> [TO BE DONE]: Produce a word-for-word copy of the listing below without its pictures.

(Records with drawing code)
--- Begin ---

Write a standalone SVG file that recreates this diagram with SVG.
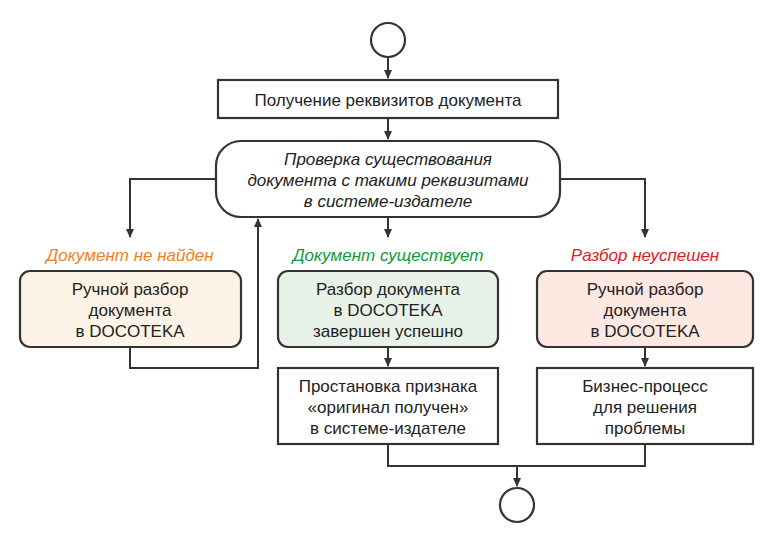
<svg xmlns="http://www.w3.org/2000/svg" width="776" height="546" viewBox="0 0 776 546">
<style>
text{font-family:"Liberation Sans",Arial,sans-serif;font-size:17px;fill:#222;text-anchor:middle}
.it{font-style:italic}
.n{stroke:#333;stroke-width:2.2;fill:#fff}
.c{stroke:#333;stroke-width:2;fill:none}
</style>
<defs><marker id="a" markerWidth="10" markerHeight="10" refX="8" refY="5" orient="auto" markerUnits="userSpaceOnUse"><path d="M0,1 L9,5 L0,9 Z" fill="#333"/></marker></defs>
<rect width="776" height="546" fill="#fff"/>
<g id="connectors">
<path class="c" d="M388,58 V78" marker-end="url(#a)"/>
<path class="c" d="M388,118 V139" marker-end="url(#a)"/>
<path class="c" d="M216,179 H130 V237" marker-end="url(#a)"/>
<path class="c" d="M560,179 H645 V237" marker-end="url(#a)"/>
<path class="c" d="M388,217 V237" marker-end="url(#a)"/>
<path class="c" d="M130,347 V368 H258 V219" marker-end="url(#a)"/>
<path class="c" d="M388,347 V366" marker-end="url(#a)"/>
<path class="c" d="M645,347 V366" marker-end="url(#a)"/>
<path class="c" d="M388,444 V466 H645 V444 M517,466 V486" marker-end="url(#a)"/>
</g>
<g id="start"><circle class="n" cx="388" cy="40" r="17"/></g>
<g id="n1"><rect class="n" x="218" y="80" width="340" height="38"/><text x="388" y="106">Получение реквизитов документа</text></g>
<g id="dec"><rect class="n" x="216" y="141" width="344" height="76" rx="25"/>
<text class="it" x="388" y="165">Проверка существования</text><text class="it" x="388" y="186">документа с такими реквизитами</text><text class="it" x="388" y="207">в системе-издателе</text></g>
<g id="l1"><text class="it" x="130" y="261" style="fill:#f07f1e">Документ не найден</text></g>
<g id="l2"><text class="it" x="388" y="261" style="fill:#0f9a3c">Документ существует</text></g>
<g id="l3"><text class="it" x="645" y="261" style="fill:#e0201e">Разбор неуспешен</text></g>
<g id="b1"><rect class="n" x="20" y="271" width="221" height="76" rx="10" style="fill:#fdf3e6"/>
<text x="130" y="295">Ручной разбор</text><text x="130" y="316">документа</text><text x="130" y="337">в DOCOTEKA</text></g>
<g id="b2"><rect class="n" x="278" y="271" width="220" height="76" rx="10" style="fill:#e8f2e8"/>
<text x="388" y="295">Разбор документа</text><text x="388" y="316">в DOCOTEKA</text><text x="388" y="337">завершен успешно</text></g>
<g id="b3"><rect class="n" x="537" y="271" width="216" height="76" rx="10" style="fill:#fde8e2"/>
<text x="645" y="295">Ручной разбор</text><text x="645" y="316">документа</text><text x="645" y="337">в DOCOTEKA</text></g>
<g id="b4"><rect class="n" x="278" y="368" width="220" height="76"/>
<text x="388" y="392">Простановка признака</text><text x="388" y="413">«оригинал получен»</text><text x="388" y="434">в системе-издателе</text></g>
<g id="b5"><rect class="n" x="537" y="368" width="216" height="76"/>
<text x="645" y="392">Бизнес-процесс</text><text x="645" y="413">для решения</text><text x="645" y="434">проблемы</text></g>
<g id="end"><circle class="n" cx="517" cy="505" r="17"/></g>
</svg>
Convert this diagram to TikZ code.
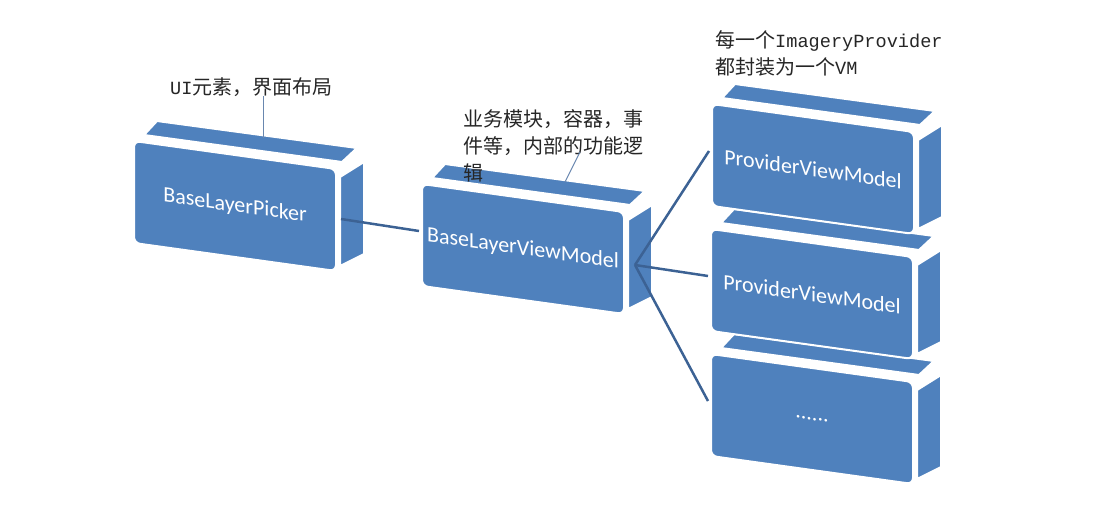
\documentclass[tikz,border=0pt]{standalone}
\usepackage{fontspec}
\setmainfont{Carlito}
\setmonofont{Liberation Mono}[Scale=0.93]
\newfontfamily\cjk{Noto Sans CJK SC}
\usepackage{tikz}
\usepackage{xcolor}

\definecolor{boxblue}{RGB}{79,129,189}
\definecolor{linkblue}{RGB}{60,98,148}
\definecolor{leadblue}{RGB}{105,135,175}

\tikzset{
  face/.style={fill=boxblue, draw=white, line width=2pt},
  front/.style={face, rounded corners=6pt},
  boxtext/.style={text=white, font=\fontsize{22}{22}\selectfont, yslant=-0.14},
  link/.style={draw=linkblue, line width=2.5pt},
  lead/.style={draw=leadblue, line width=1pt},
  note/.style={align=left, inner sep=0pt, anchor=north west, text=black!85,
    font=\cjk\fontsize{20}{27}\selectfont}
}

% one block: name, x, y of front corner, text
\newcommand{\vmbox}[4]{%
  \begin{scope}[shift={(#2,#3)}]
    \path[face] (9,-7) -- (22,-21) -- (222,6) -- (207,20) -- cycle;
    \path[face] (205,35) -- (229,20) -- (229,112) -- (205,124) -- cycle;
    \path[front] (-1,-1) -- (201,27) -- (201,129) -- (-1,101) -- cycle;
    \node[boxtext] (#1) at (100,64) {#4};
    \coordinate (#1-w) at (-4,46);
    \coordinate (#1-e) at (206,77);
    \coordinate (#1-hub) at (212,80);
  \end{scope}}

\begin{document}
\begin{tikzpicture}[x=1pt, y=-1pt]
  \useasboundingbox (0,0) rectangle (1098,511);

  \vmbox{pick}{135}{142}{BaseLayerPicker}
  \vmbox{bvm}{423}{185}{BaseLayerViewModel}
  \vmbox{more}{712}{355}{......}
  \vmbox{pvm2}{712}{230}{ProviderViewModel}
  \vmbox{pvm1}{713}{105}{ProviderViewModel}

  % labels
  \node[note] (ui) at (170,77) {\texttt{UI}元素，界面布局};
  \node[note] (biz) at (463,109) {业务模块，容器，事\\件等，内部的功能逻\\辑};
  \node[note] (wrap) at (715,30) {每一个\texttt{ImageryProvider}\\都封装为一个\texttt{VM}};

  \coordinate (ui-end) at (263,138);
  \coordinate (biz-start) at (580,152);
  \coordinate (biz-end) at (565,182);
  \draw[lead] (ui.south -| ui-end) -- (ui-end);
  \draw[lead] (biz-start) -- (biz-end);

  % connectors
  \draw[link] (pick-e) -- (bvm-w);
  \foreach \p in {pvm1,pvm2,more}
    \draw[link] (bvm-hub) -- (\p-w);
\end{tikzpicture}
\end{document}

--- End ---

> [EXERCISE RESPONSE]:
Write a standalone SVG file that recreates this diagram with SVG.
<svg xmlns="http://www.w3.org/2000/svg" width="776" height="546" viewBox="0 0 776 546">
<style>
text{font-family:"Liberation Sans",Arial,sans-serif;font-size:17px;fill:#222;text-anchor:middle}
.it{font-style:italic}
.n{stroke:#333;stroke-width:2.2;fill:#fff}
.c{stroke:#333;stroke-width:2;fill:none}
</style>
<defs><marker id="a" markerWidth="10" markerHeight="10" refX="8" refY="5" orient="auto" markerUnits="userSpaceOnUse"><path d="M0,1 L9,5 L0,9 Z" fill="#333"/></marker></defs>
<rect width="776" height="546" fill="#fff"/>
<g id="connectors">
<path class="c" d="M388,58 V78" marker-end="url(#a)"/>
<path class="c" d="M388,118 V139" marker-end="url(#a)"/>
<path class="c" d="M216,179 H130 V237" marker-end="url(#a)"/>
<path class="c" d="M560,179 H645 V237" marker-end="url(#a)"/>
<path class="c" d="M388,217 V237" marker-end="url(#a)"/>
<path class="c" d="M130,347 V368 H258 V219" marker-end="url(#a)"/>
<path class="c" d="M388,347 V366" marker-end="url(#a)"/>
<path class="c" d="M645,347 V366" marker-end="url(#a)"/>
<path class="c" d="M388,444 V466 H645 V444 M517,466 V486" marker-end="url(#a)"/>
</g>
<g id="start"><circle class="n" cx="388" cy="40" r="17"/></g>
<g id="n1"><rect class="n" x="218" y="80" width="340" height="38"/><text x="388" y="106">Получение реквизитов документа</text></g>
<g id="dec"><rect class="n" x="216" y="141" width="344" height="76" rx="25"/>
<text class="it" x="388" y="165">Проверка существования</text><text class="it" x="388" y="186">документа с такими реквизитами</text><text class="it" x="388" y="207">в системе-издателе</text></g>
<g id="l1"><text class="it" x="130" y="261" style="fill:#f07f1e">Документ не найден</text></g>
<g id="l2"><text class="it" x="388" y="261" style="fill:#0f9a3c">Документ существует</text></g>
<g id="l3"><text class="it" x="645" y="261" style="fill:#e0201e">Разбор неуспешен</text></g>
<g id="b1"><rect class="n" x="20" y="271" width="221" height="76" rx="10" style="fill:#fdf3e6"/>
<text x="130" y="295">Ручной разбор</text><text x="130" y="316">документа</text><text x="130" y="337">в DOCOTEKA</text></g>
<g id="b2"><rect class="n" x="278" y="271" width="220" height="76" rx="10" style="fill:#e8f2e8"/>
<text x="388" y="295">Разбор документа</text><text x="388" y="316">в DOCOTEKA</text><text x="388" y="337">завершен успешно</text></g>
<g id="b3"><rect class="n" x="537" y="271" width="216" height="76" rx="10" style="fill:#fde8e2"/>
<text x="645" y="295">Ручной разбор</text><text x="645" y="316">документа</text><text x="645" y="337">в DOCOTEKA</text></g>
<g id="b4"><rect class="n" x="278" y="368" width="220" height="76"/>
<text x="388" y="392">Простановка признака</text><text x="388" y="413">«оригинал получен»</text><text x="388" y="434">в системе-издателе</text></g>
<g id="b5"><rect class="n" x="537" y="368" width="216" height="76"/>
<text x="645" y="392">Бизнес-процесс</text><text x="645" y="413">для решения</text><text x="645" y="434">проблемы</text></g>
<g id="end"><circle class="n" cx="517" cy="505" r="17"/></g>
</svg>
Convert this diagram to TikZ code.
\documentclass[tikz,border=0pt]{standalone}
\usepackage{fontspec}
\setmainfont{Carlito}
\setmonofont{Liberation Mono}[Scale=0.93]
\newfontfamily\cjk{Noto Sans CJK SC}
\usepackage{tikz}
\usepackage{xcolor}

\definecolor{boxblue}{RGB}{79,129,189}
\definecolor{linkblue}{RGB}{60,98,148}
\definecolor{leadblue}{RGB}{105,135,175}

\tikzset{
  face/.style={fill=boxblue, draw=white, line width=2pt},
  front/.style={face, rounded corners=6pt},
  boxtext/.style={text=white, font=\fontsize{22}{22}\selectfont, yslant=-0.14},
  link/.style={draw=linkblue, line width=2.5pt},
  lead/.style={draw=leadblue, line width=1pt},
  note/.style={align=left, inner sep=0pt, anchor=north west, text=black!85,
    font=\cjk\fontsize{20}{27}\selectfont}
}

% one block: name, x, y of front corner, text
\newcommand{\vmbox}[4]{%
  \begin{scope}[shift={(#2,#3)}]
    \path[face] (9,-7) -- (22,-21) -- (222,6) -- (207,20) -- cycle;
    \path[face] (205,35) -- (229,20) -- (229,112) -- (205,124) -- cycle;
    \path[front] (-1,-1) -- (201,27) -- (201,129) -- (-1,101) -- cycle;
    \node[boxtext] (#1) at (100,64) {#4};
    \coordinate (#1-w) at (-4,46);
    \coordinate (#1-e) at (206,77);
    \coordinate (#1-hub) at (212,80);
  \end{scope}}

\begin{document}
\begin{tikzpicture}[x=1pt, y=-1pt]
  \useasboundingbox (0,0) rectangle (1098,511);

  \vmbox{pick}{135}{142}{BaseLayerPicker}
  \vmbox{bvm}{423}{185}{BaseLayerViewModel}
  \vmbox{more}{712}{355}{......}
  \vmbox{pvm2}{712}{230}{ProviderViewModel}
  \vmbox{pvm1}{713}{105}{ProviderViewModel}

  % labels
  \node[note] (ui) at (170,77) {\texttt{UI}元素，界面布局};
  \node[note] (biz) at (463,109) {业务模块，容器，事\\件等，内部的功能逻\\辑};
  \node[note] (wrap) at (715,30) {每一个\texttt{ImageryProvider}\\都封装为一个\texttt{VM}};

  \coordinate (ui-end) at (263,138);
  \coordinate (biz-start) at (580,152);
  \coordinate (biz-end) at (565,182);
  \draw[lead] (ui.south -| ui-end) -- (ui-end);
  \draw[lead] (biz-start) -- (biz-end);

  % connectors
  \draw[link] (pick-e) -- (bvm-w);
  \foreach \p in {pvm1,pvm2,more}
    \draw[link] (bvm-hub) -- (\p-w);
\end{tikzpicture}
\end{document}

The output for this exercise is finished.